**WHAT IS NEEDED**
Copy the material that follows word for word and omit its pictures.

**DATA SHOWN**
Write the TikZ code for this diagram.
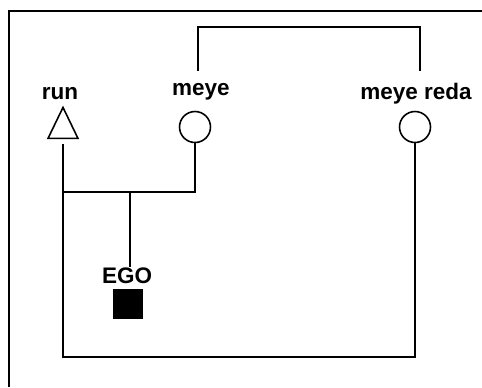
\documentclass[tikz,border=0pt]{standalone}
\usepackage{fontspec}
\setmainfont{Liberation Sans}
\usetikzlibrary{positioning,shapes.geometric}

\begin{document}
\begin{tikzpicture}[x=0.02cm,y=-0.02cm,line width=1.2pt,
 lbl/.style={font=\fontsize{12.8}{15}\selectfont\bfseries,inner sep=0pt},
 male/.style={draw,isosceles triangle,isosceles triangle stretches,shape border rotate=90,
  minimum width=0.6cm,minimum height=0.62cm,inner sep=0pt,line width=0.9pt},
 female/.style={draw,circle,minimum size=0.62cm,inner sep=0pt,line width=0.9pt},
 egobox/.style={fill=black,minimum size=0.6cm,inner sep=0pt}]
\useasboundingbox (0,0) rectangle (482,387);
% frame
\draw[line width=1.6pt] (9,387) -- (9,11) -- (482,11);
% people
\node[male] (run) at (63,129) {};
\node[female] (meye) at (195,127) {};
\node[female] (reda) at (415,127) {};
\node[egobox] (ego) at (128,304) {};
\node[lbl] (runlbl) at (60,94) {run};
\node[lbl] (meyelbl) at (201,92) {meye};
\node[lbl] (redalbl) at (416,94) {meye reda};
\node[lbl] (egolbl) at (127,276) {EGO};
% links
\coordinate (mtop) at (198,71);
\coordinate (rtop) at (420,71);
\coordinate (sib) at (130,192);
\draw (mtop) -- (198,27) -| (rtop);
\draw ([yshift=-3pt]run.south) -- (63,357) -| (reda.south);
\draw (63,192) -| (meye.south);
\draw (sib) -- (sib |- egolbl.north);
\end{tikzpicture}
\end{document}
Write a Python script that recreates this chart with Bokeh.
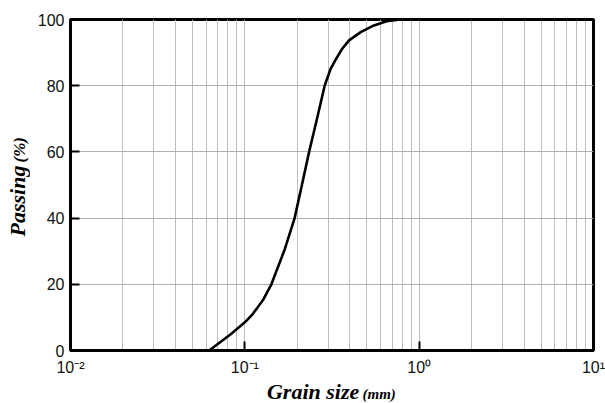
import math
from bokeh.plotting import figure
from bokeh.models import FixedTicker, Range1d
from bokeh.layouts import row, column
from bokeh.core.properties import value
from bokeh.embed import file_html
from bokeh.resources import INLINE

# Data
grain_size = [0.0624, 0.083, 0.100, 0.111, 0.128, 0.142, 0.1695, 0.193, 0.2125,
              0.2337, 0.2586, 0.287, 0.31, 0.333, 0.36, 0.396, 0.462, 0.55, 0.65, 0.78, 10.0]
passing = [0.0, 4.9, 8.5, 11.0, 15.5, 20.0, 30.6, 40.0, 50.0,
           60.0, 69.7, 80.0, 85.0, 88.0, 91.0, 93.7, 96.2, 98.2, 99.5, 100.0, 100.0]

x_major = [0.01, 0.1, 1.0, 10.0]
x_minor = [m * d for d in (0.01, 0.1, 1.0) for m in range(2, 10)]
x_tick_labels = {0.01: "10\u207b\u00b2", 0.1: "10\u207b\u00b9", 1.0: "10\u2070", 10.0: "10\u00b9"}
y_major = [0, 20, 40, 60, 80, 100]

x_title = "Grain size"
x_unit = "(mm)"
y_title = "Passing"
y_unit = "(%)"

LEFT_W = 30
MAIN_W = 605 - LEFT_W
MAIN_H = 378
BOT_H = 403 - MAIN_H

p = figure(width=MAIN_W, height=MAIN_H, x_axis_type="log", title=None,
           x_range=Range1d(0.01, 10), y_range=Range1d(0, 100),
           output_backend="svg", toolbar_location=None,
           min_border_left=70 - LEFT_W, min_border_right=12,
           min_border_top=19, min_border_bottom=26)
p.background_fill_color = "white"
p.border_fill_color = "white"
p.outline_line_color = "black"
p.outline_line_width = 3

p.xaxis.ticker = FixedTicker(ticks=x_major, minor_ticks=x_minor)
p.yaxis.ticker = FixedTicker(ticks=y_major)
p.xaxis.major_label_overrides = x_tick_labels

for ax in (p.xaxis[0], p.yaxis[0]):
    ax.axis_line_width = 3
    ax.axis_line_color = "black"
    ax.major_tick_in = 9
    ax.major_tick_out = 0
    ax.major_tick_line_width = 2
    ax.minor_tick_line_color = None
    ax.major_label_text_font = "Liberation Sans"
    ax.major_label_text_font_size = "16px"
    ax.major_label_text_color = "#111111"
p.xaxis.major_label_standoff = 4
p.yaxis.major_label_standoff = 6

p.xgrid.grid_line_color = "#bdbdbd"
p.xgrid.grid_line_width = 1
p.xgrid.minor_grid_line_color = "#bdbdbd"
p.xgrid.minor_grid_line_width = 1
p.ygrid.grid_line_color = "#b0b0b0"
p.ygrid.grid_line_width = 1

p.line(grain_size, passing, line_color="black", line_width=2.6)

font = value("Liberation Serif")


def label_fig(w, h):
    f = figure(width=w, height=h, x_range=Range1d(0, w), y_range=Range1d(0, h),
               title=None, output_backend="svg", toolbar_location=None,
               x_axis_location=None, y_axis_location=None,
               min_border=0, min_border_left=0, min_border_right=0,
               min_border_top=0, min_border_bottom=0)
    f.grid.visible = False
    f.outline_line_color = None
    f.background_fill_color = "white"
    f.border_fill_color = "white"
    return f


# x-axis title (below the plot)
xl = label_fig(MAIN_W, BOT_H)
xl.text(x=[216], y=[12], text=[x_title], text_font=font, text_font_style="bold italic",
        text_font_size="22px", text_color="black", text_align="left",
        text_baseline="middle")
xl.text(x=[321], y=[10], text=[x_unit], text_font=font, text_font_style="bold italic",
        text_font_size="15px", text_color="black", text_align="left",
        text_baseline="middle")

# y-axis title (left of the plot), rotated
yl = label_fig(LEFT_W, 403)
yl.text(x=[17], y=[403 - 236], text=[y_title], text_font=font, text_font_style="bold italic",
        text_font_size="22px", text_color="black", angle=math.pi / 2,
        text_align="left", text_baseline="middle")
yl.text(x=[19], y=[403 - 162], text=[y_unit], text_font=font, text_font_style="bold italic",
        text_font_size="17px", text_color="black", angle=math.pi / 2,
        text_align="left", text_baseline="middle")

layout = row(yl, column(p, xl, spacing=0), spacing=0)

open("out.html", "w").write(file_html(layout, INLINE))
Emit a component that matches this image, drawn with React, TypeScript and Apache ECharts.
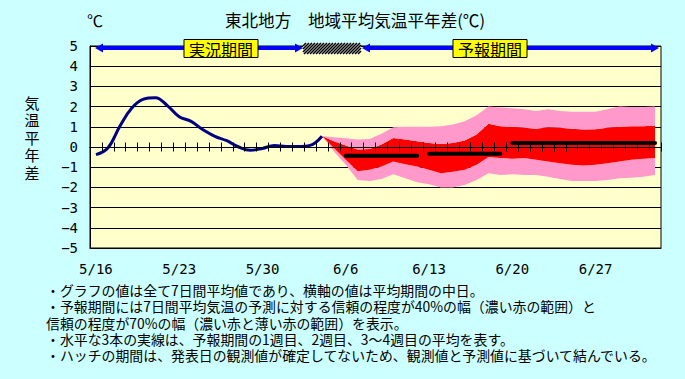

**SOLUTION**
Write the TikZ code for this diagram.
\documentclass[tikz,border=0pt]{standalone}
\usepackage{fontspec}
\setmainfont{Liberation Sans}
\usetikzlibrary{positioning,shapes.geometric}

\begin{document}
\begin{tikzpicture}[x=0.02cm,y=-0.02cm,line width=1.2pt,
 lbl/.style={font=\fontsize{12.8}{15}\selectfont\bfseries,inner sep=0pt},
 male/.style={draw,isosceles triangle,isosceles triangle stretches,shape border rotate=90,
  minimum width=0.6cm,minimum height=0.62cm,inner sep=0pt,line width=0.9pt},
 female/.style={draw,circle,minimum size=0.62cm,inner sep=0pt,line width=0.9pt},
 egobox/.style={fill=black,minimum size=0.6cm,inner sep=0pt}]
\useasboundingbox (0,0) rectangle (482,387);
% frame
\draw[line width=1.6pt] (9,387) -- (9,11) -- (482,11);
% people
\node[male] (run) at (63,129) {};
\node[female] (meye) at (195,127) {};
\node[female] (reda) at (415,127) {};
\node[egobox] (ego) at (128,304) {};
\node[lbl] (runlbl) at (60,94) {run};
\node[lbl] (meyelbl) at (201,92) {meye};
\node[lbl] (redalbl) at (416,94) {meye reda};
\node[lbl] (egolbl) at (127,276) {EGO};
% links
\coordinate (mtop) at (198,71);
\coordinate (rtop) at (420,71);
\coordinate (sib) at (130,192);
\draw (mtop) -- (198,27) -| (rtop);
\draw ([yshift=-3pt]run.south) -- (63,357) -| (reda.south);
\draw (63,192) -| (meye.south);
\draw (sib) -- (sib |- egolbl.north);
\end{tikzpicture}
\end{document}
Write a Python script that recreates this chart with Bokeh.
import math
from bokeh.plotting import figure
from bokeh.models import FixedTicker, Range1d
from bokeh.layouts import row, column
from bokeh.core.properties import value
from bokeh.embed import file_html
from bokeh.resources import INLINE

# Data
grain_size = [0.0624, 0.083, 0.100, 0.111, 0.128, 0.142, 0.1695, 0.193, 0.2125,
              0.2337, 0.2586, 0.287, 0.31, 0.333, 0.36, 0.396, 0.462, 0.55, 0.65, 0.78, 10.0]
passing = [0.0, 4.9, 8.5, 11.0, 15.5, 20.0, 30.6, 40.0, 50.0,
           60.0, 69.7, 80.0, 85.0, 88.0, 91.0, 93.7, 96.2, 98.2, 99.5, 100.0, 100.0]

x_major = [0.01, 0.1, 1.0, 10.0]
x_minor = [m * d for d in (0.01, 0.1, 1.0) for m in range(2, 10)]
x_tick_labels = {0.01: "10\u207b\u00b2", 0.1: "10\u207b\u00b9", 1.0: "10\u2070", 10.0: "10\u00b9"}
y_major = [0, 20, 40, 60, 80, 100]

x_title = "Grain size"
x_unit = "(mm)"
y_title = "Passing"
y_unit = "(%)"

LEFT_W = 30
MAIN_W = 605 - LEFT_W
MAIN_H = 378
BOT_H = 403 - MAIN_H

p = figure(width=MAIN_W, height=MAIN_H, x_axis_type="log", title=None,
           x_range=Range1d(0.01, 10), y_range=Range1d(0, 100),
           output_backend="svg", toolbar_location=None,
           min_border_left=70 - LEFT_W, min_border_right=12,
           min_border_top=19, min_border_bottom=26)
p.background_fill_color = "white"
p.border_fill_color = "white"
p.outline_line_color = "black"
p.outline_line_width = 3

p.xaxis.ticker = FixedTicker(ticks=x_major, minor_ticks=x_minor)
p.yaxis.ticker = FixedTicker(ticks=y_major)
p.xaxis.major_label_overrides = x_tick_labels

for ax in (p.xaxis[0], p.yaxis[0]):
    ax.axis_line_width = 3
    ax.axis_line_color = "black"
    ax.major_tick_in = 9
    ax.major_tick_out = 0
    ax.major_tick_line_width = 2
    ax.minor_tick_line_color = None
    ax.major_label_text_font = "Liberation Sans"
    ax.major_label_text_font_size = "16px"
    ax.major_label_text_color = "#111111"
p.xaxis.major_label_standoff = 4
p.yaxis.major_label_standoff = 6

p.xgrid.grid_line_color = "#bdbdbd"
p.xgrid.grid_line_width = 1
p.xgrid.minor_grid_line_color = "#bdbdbd"
p.xgrid.minor_grid_line_width = 1
p.ygrid.grid_line_color = "#b0b0b0"
p.ygrid.grid_line_width = 1

p.line(grain_size, passing, line_color="black", line_width=2.6)

font = value("Liberation Serif")


def label_fig(w, h):
    f = figure(width=w, height=h, x_range=Range1d(0, w), y_range=Range1d(0, h),
               title=None, output_backend="svg", toolbar_location=None,
               x_axis_location=None, y_axis_location=None,
               min_border=0, min_border_left=0, min_border_right=0,
               min_border_top=0, min_border_bottom=0)
    f.grid.visible = False
    f.outline_line_color = None
    f.background_fill_color = "white"
    f.border_fill_color = "white"
    return f


# x-axis title (below the plot)
xl = label_fig(MAIN_W, BOT_H)
xl.text(x=[216], y=[12], text=[x_title], text_font=font, text_font_style="bold italic",
        text_font_size="22px", text_color="black", text_align="left",
        text_baseline="middle")
xl.text(x=[321], y=[10], text=[x_unit], text_font=font, text_font_style="bold italic",
        text_font_size="15px", text_color="black", text_align="left",
        text_baseline="middle")

# y-axis title (left of the plot), rotated
yl = label_fig(LEFT_W, 403)
yl.text(x=[17], y=[403 - 236], text=[y_title], text_font=font, text_font_style="bold italic",
        text_font_size="22px", text_color="black", angle=math.pi / 2,
        text_align="left", text_baseline="middle")
yl.text(x=[19], y=[403 - 162], text=[y_unit], text_font=font, text_font_style="bold italic",
        text_font_size="17px", text_color="black", angle=math.pi / 2,
        text_align="left", text_baseline="middle")

layout = row(yl, column(p, xl, spacing=0), spacing=0)

open("out.html", "w").write(file_html(layout, INLINE))
Emit a component that matches this image, drawn with React, TypeScript and Apache ECharts.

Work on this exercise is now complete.